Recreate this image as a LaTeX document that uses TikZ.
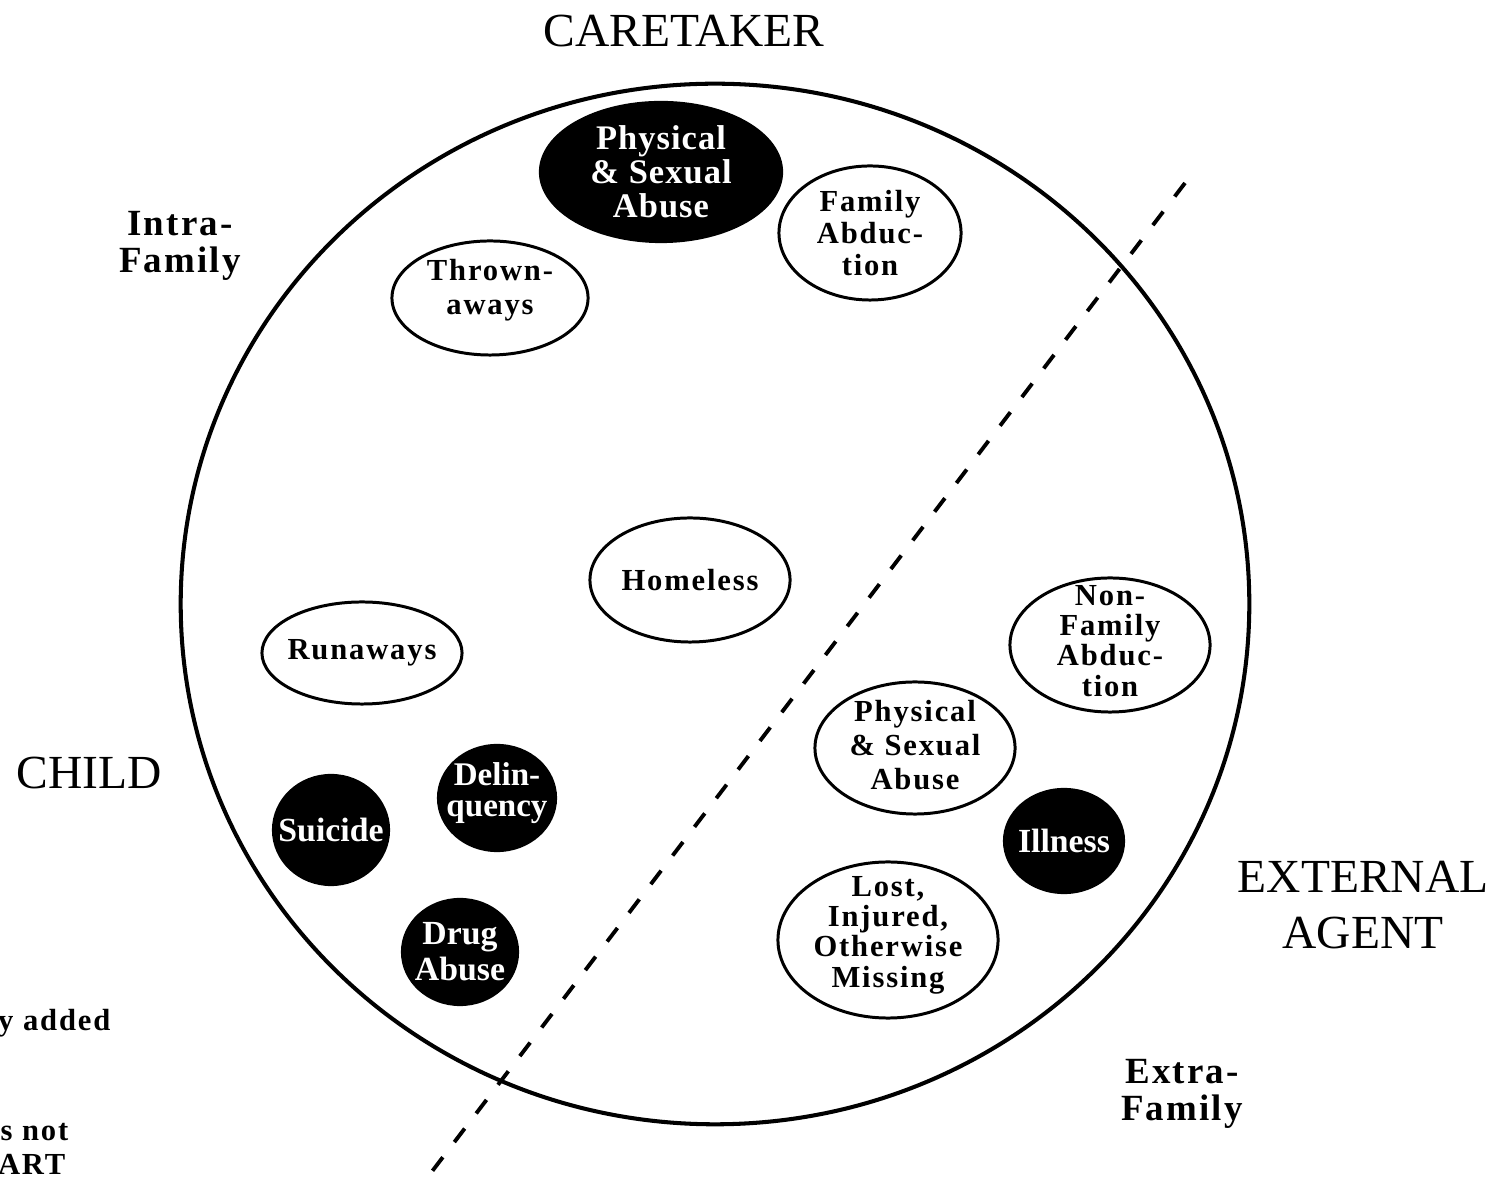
____________
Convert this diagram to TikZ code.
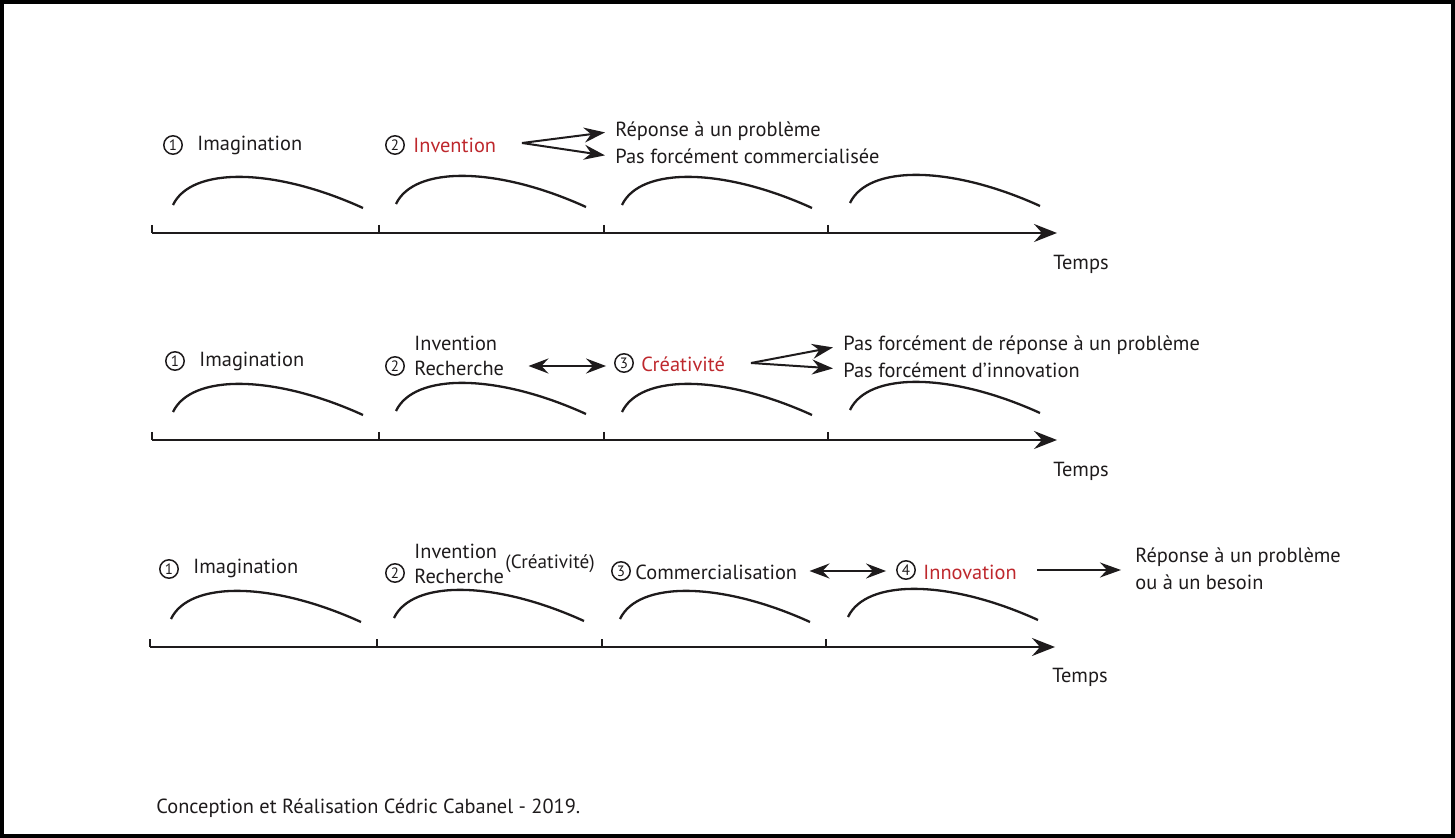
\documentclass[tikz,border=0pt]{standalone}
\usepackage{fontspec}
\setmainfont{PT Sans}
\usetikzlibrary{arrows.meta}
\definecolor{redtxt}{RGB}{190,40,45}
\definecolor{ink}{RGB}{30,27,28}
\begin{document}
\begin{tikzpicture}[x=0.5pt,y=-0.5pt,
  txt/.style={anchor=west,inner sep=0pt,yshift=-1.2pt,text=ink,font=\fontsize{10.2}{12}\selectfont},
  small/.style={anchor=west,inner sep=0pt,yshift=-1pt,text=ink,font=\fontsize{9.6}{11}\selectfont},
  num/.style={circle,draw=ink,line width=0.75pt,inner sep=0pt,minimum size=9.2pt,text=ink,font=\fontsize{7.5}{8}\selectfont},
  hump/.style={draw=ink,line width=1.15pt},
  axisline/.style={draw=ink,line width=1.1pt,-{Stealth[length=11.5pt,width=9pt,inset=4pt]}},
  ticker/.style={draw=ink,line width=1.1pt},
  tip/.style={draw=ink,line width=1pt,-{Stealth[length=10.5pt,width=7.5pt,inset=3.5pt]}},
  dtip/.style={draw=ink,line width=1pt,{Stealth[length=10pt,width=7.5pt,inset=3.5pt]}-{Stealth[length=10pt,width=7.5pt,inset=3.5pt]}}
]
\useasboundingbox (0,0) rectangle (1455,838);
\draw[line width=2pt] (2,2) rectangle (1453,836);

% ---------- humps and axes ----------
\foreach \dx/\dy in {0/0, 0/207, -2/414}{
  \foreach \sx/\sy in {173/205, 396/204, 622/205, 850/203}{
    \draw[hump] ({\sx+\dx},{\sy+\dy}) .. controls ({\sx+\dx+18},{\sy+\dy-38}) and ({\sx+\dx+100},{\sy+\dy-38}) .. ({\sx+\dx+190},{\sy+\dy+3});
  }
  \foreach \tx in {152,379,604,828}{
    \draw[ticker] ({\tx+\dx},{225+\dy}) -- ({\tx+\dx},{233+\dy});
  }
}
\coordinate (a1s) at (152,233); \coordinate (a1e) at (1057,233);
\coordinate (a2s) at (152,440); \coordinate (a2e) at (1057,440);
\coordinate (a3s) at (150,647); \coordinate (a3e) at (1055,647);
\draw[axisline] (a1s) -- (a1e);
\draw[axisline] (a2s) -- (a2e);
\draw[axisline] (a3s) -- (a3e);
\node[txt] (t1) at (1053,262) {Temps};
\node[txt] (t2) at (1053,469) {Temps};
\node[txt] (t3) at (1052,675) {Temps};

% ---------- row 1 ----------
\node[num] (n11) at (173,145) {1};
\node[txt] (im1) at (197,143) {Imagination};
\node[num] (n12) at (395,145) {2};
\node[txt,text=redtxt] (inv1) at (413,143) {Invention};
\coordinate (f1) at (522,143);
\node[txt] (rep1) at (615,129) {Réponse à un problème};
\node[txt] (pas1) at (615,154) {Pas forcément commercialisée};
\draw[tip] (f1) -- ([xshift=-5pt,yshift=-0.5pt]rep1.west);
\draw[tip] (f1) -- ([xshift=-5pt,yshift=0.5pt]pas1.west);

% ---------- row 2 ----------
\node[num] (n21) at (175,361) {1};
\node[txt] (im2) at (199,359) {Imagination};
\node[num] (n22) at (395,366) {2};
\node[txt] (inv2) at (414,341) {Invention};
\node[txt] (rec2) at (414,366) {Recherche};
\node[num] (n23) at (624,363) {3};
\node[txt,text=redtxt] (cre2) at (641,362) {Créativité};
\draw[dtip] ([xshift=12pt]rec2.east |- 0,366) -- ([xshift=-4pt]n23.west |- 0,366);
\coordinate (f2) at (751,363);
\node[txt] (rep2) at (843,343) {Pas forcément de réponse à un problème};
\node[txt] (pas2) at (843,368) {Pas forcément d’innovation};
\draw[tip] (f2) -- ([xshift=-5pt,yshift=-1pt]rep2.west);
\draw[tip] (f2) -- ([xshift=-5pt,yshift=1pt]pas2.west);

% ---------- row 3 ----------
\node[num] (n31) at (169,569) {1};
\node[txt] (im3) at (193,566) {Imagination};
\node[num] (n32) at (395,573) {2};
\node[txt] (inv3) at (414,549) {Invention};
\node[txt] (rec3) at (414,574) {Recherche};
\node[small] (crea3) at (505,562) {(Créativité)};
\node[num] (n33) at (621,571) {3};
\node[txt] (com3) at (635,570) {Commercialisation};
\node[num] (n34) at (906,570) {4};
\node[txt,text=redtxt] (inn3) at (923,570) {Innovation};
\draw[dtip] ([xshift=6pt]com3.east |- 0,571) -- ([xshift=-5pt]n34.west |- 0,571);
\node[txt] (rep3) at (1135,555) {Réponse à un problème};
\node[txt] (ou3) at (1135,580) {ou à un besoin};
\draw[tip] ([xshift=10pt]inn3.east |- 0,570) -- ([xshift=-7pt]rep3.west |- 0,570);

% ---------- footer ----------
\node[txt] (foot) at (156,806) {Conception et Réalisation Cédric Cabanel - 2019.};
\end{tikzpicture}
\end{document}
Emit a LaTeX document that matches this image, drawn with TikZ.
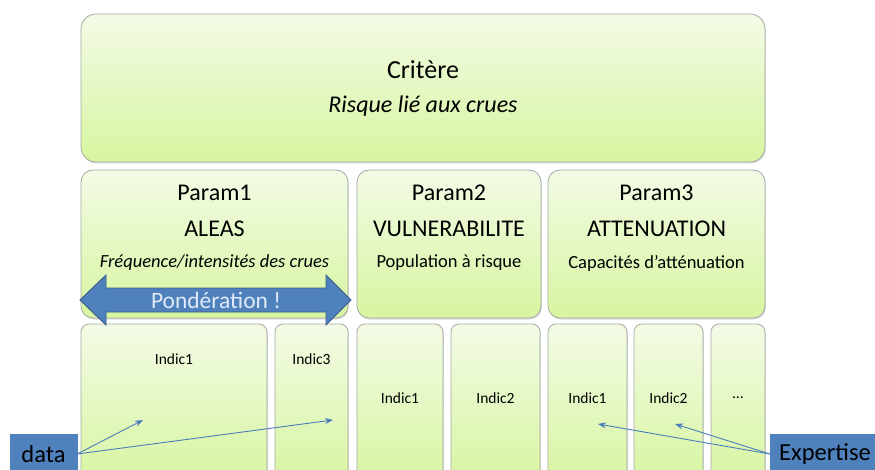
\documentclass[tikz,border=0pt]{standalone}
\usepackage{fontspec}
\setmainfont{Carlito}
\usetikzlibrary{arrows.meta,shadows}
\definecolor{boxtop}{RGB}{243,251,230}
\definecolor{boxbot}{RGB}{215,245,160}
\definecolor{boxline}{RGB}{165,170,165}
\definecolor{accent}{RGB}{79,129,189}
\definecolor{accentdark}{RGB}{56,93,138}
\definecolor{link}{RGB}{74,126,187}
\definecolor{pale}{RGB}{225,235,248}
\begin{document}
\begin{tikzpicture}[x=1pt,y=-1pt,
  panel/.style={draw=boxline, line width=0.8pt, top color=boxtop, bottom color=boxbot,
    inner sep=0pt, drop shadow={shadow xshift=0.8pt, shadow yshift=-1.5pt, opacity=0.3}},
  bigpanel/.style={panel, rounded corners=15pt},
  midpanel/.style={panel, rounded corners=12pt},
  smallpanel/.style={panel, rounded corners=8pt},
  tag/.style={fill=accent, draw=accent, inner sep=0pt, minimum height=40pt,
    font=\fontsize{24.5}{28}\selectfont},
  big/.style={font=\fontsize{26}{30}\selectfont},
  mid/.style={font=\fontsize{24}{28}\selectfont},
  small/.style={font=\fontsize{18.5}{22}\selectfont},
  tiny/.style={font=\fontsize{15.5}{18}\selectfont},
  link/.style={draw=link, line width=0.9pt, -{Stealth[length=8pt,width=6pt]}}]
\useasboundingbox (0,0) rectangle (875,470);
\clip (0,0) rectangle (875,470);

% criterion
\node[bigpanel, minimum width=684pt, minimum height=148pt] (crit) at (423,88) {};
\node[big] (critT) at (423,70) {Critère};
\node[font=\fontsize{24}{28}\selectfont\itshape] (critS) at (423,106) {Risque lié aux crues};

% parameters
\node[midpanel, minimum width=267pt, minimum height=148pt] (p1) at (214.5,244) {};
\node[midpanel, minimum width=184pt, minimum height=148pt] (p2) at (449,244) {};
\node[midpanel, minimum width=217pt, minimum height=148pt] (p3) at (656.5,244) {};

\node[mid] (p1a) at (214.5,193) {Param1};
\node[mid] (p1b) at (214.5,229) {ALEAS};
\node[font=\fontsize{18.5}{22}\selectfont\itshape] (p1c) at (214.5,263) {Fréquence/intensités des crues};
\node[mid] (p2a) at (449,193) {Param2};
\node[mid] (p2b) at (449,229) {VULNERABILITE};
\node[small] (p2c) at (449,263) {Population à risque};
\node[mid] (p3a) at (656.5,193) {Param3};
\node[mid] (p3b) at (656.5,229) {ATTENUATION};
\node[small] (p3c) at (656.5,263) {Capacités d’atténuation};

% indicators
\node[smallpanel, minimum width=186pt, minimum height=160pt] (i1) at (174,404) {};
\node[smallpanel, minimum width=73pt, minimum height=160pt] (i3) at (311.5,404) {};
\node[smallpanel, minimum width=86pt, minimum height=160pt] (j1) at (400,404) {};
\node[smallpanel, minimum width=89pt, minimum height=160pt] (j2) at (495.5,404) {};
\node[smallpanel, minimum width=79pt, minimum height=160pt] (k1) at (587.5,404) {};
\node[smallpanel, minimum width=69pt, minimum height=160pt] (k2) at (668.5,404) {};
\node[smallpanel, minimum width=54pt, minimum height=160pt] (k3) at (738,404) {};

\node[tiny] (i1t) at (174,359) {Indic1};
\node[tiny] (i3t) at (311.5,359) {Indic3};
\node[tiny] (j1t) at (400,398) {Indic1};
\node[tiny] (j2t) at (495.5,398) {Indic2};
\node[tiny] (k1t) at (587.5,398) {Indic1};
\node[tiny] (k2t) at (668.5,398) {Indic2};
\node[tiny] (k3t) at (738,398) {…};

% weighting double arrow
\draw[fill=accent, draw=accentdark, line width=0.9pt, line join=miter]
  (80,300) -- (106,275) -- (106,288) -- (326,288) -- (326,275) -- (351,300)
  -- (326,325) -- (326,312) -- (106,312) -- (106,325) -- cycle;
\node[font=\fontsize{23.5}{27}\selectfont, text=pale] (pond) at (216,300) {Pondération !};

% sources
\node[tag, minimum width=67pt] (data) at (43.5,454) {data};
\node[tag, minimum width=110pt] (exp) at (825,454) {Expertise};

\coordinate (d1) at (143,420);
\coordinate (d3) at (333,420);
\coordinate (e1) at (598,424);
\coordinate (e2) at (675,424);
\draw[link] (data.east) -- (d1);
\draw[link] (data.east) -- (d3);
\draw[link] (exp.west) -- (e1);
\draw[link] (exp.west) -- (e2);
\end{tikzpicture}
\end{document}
____________
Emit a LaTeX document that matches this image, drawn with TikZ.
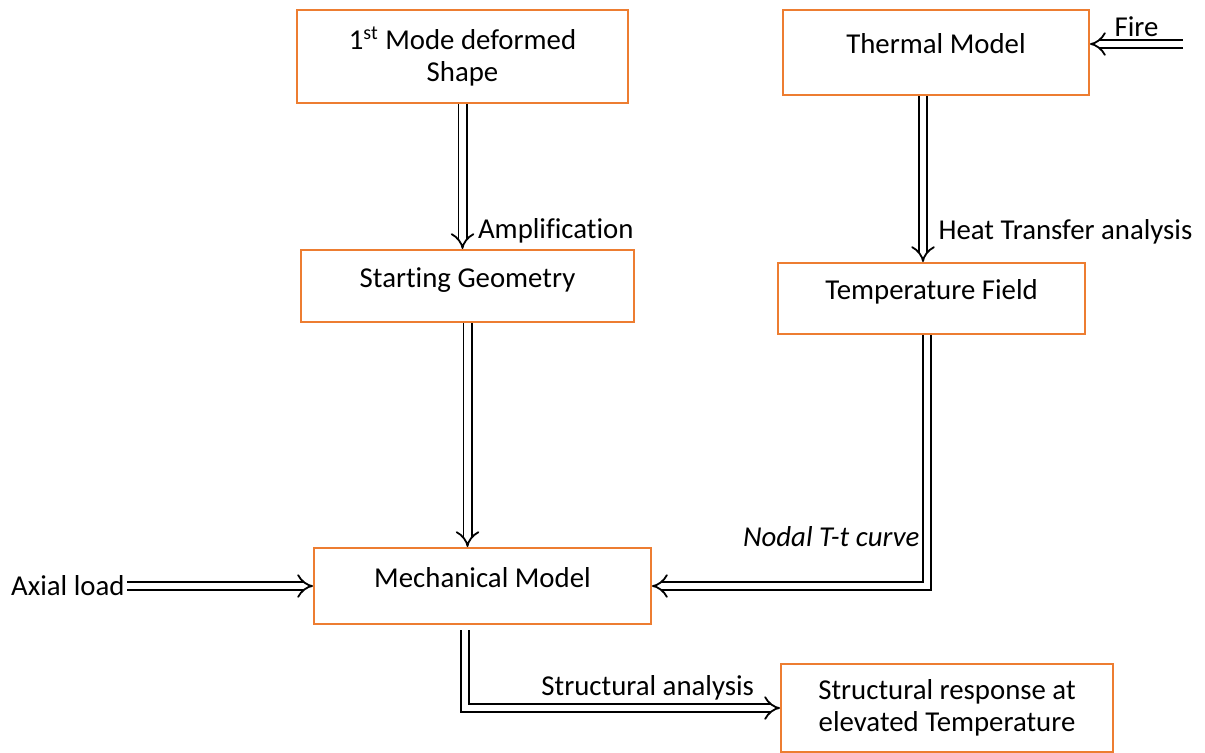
____________
| Given instruction |
Give back exactly the lines from the one that holds "Convert this diagram to TikZ code." to the one that holds "(2,2) rectangle (1453,836);", with both ends and without the images.

| Exercise output |
Convert this diagram to TikZ code.
\documentclass[tikz,border=0pt]{standalone}
\usepackage{fontspec}
\setmainfont{PT Sans}
\usetikzlibrary{arrows.meta}
\definecolor{redtxt}{RGB}{190,40,45}
\definecolor{ink}{RGB}{30,27,28}
\begin{document}
\begin{tikzpicture}[x=0.5pt,y=-0.5pt,
  txt/.style={anchor=west,inner sep=0pt,yshift=-1.2pt,text=ink,font=\fontsize{10.2}{12}\selectfont},
  small/.style={anchor=west,inner sep=0pt,yshift=-1pt,text=ink,font=\fontsize{9.6}{11}\selectfont},
  num/.style={circle,draw=ink,line width=0.75pt,inner sep=0pt,minimum size=9.2pt,text=ink,font=\fontsize{7.5}{8}\selectfont},
  hump/.style={draw=ink,line width=1.15pt},
  axisline/.style={draw=ink,line width=1.1pt,-{Stealth[length=11.5pt,width=9pt,inset=4pt]}},
  ticker/.style={draw=ink,line width=1.1pt},
  tip/.style={draw=ink,line width=1pt,-{Stealth[length=10.5pt,width=7.5pt,inset=3.5pt]}},
  dtip/.style={draw=ink,line width=1pt,{Stealth[length=10pt,width=7.5pt,inset=3.5pt]}-{Stealth[length=10pt,width=7.5pt,inset=3.5pt]}}
]
\useasboundingbox (0,0) rectangle (1455,838);
\draw[line width=2pt] (2,2) rectangle (1453,836);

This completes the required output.